Loss Function
Example
Why It Matters
Loss functions determine what a model learns. The shift from pure cross-entropy to RLHF and DPO-based training objectives is what made models helpful and conversational instead of just good at text completion. Understanding loss helps you understand model behavior.
How It Works
A loss function (also called a cost function or objective function) defines what a model is optimizing for during training. For language models, the primary loss function is cross-entropy loss over next-token predictions, but the full training pipeline often uses multiple loss functions at different stages.
During pre-training, cross-entropy loss teaches the model to predict text. During RLHF, a combination of reward model scores and KL divergence (to prevent the model from diverging too far from the base model) forms the objective. DPO uses a preference-based loss that directly optimizes on human preference data.
Understanding loss functions explains many model behaviors. Why do models sometimes generate plausible-sounding but incorrect text? Because the loss function optimizes for likelihood, not truthfulness. Why do RLHF models sometimes refuse harmless requests? Because the reward model penalizes certain topics during alignment training.
Common Mistakes
Common mistake: Thinking the loss function fully determines model behavior
The loss function sets the optimization target, but the training data, model architecture, and training procedure all shape final behavior. Two models with the same loss function but different data will behave differently.

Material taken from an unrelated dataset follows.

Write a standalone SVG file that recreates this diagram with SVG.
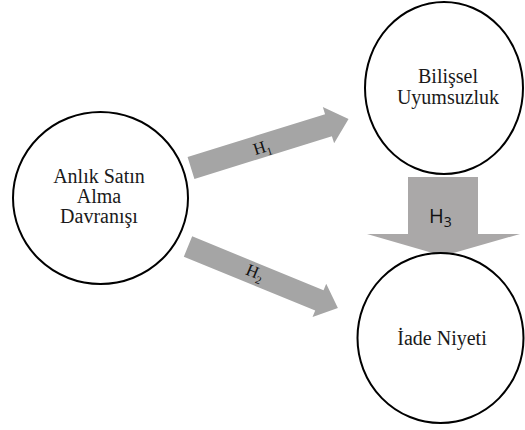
<svg xmlns="http://www.w3.org/2000/svg" width="525" height="430" viewBox="0 0 525 430">
  <style>
    .node { fill: #ffffff; stroke: #000000; stroke-width: 2; }
    .label { font-family: 'Liberation Serif', 'DejaVu Serif', serif; font-size: 20px; fill: #1a1a1a; text-anchor: middle; }
    .arrow { fill: #a5a5a5; stroke: none; }
    .arrow3 { fill: #aaa8a8; stroke: none; }
    .hyp { font-family: 'Liberation Serif', 'DejaVu Serif', serif; font-size: 17px; fill: #111111; }
    .hyp3 { font-family: 'Open Sans', 'Liberation Sans', sans-serif; font-size: 20px; fill: #111111; }
  </style>
  <rect width="525" height="430" fill="#ffffff"/>

  <g id="connectors">
    <!-- H1: Anlık Satın Alma Davranışı -> Bilişsel Uyumsuzluk -->
    <g id="h1" transform="translate(191,168) rotate(-17.3)">
      <path class="arrow" d="M0,-11.5 L144,-11.5 L144,-19 L165,0 L144,19 L144,11.5 L0,11.5 Z"/>
      <text class="hyp" x="65" y="7">H<tspan font-size="11" dy="4">1</tspan></text>
    </g>
    <!-- H2: Anlık Satın Alma Davranışı -> İade Niyeti -->
    <g id="h2" transform="translate(188,246.5) rotate(22.3)">
      <path class="arrow" d="M0,-11 L142,-11 L142,-18 L162,0 L142,18 L142,11 L0,11 Z"/>
      <text class="hyp" x="63" y="4">H<tspan font-size="11" dy="4">2</tspan></text>
    </g>
    <!-- H3: Bilişsel Uyumsuzluk -> İade Niyeti -->
    <g id="h3">
      <path class="arrow3" d="M408,177 L478,177 L478,234 L520,234 L443,256 L367,234 L408,234 Z"/>
      <text class="hyp3" x="429" y="223">H<tspan font-size="14" dy="4">3</tspan></text>
    </g>
  </g>

  <g id="node-anlik">
    <ellipse class="node" cx="100.5" cy="198" rx="87.5" ry="86"/>
    <text class="label" x="99" y="183">Anlık Satın</text>
    <text class="label" x="99" y="203">Alma</text>
    <text class="label" x="99" y="223">Davranışı</text>
  </g>

  <g id="node-bilissel">
    <ellipse class="node" cx="444" cy="88" rx="79" ry="86"/>
    <text class="label" x="448" y="83">Bilişsel</text>
    <text class="label" x="448" y="104">Uyumsuzluk</text>
  </g>

  <g id="node-iade">
    <ellipse class="node" cx="440.5" cy="338" rx="83" ry="85"/>
    <text class="label" x="442" y="345">İade Niyeti</text>
  </g>
</svg>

Common mistake: Ignoring the connection between loss function design and model failure modes
Each loss function creates specific incentives. Cross-entropy rewards plausible text (enabling hallucination). RLHF reward models can develop reward hacking behaviors. Understanding these connections helps predict and mitigate failures.
Career Relevance
Loss function knowledge is essential for ML researchers and engineers training models. For AI application developers, it provides valuable context for understanding why models behave certain ways and how different training approaches produce different strengths and weaknesses.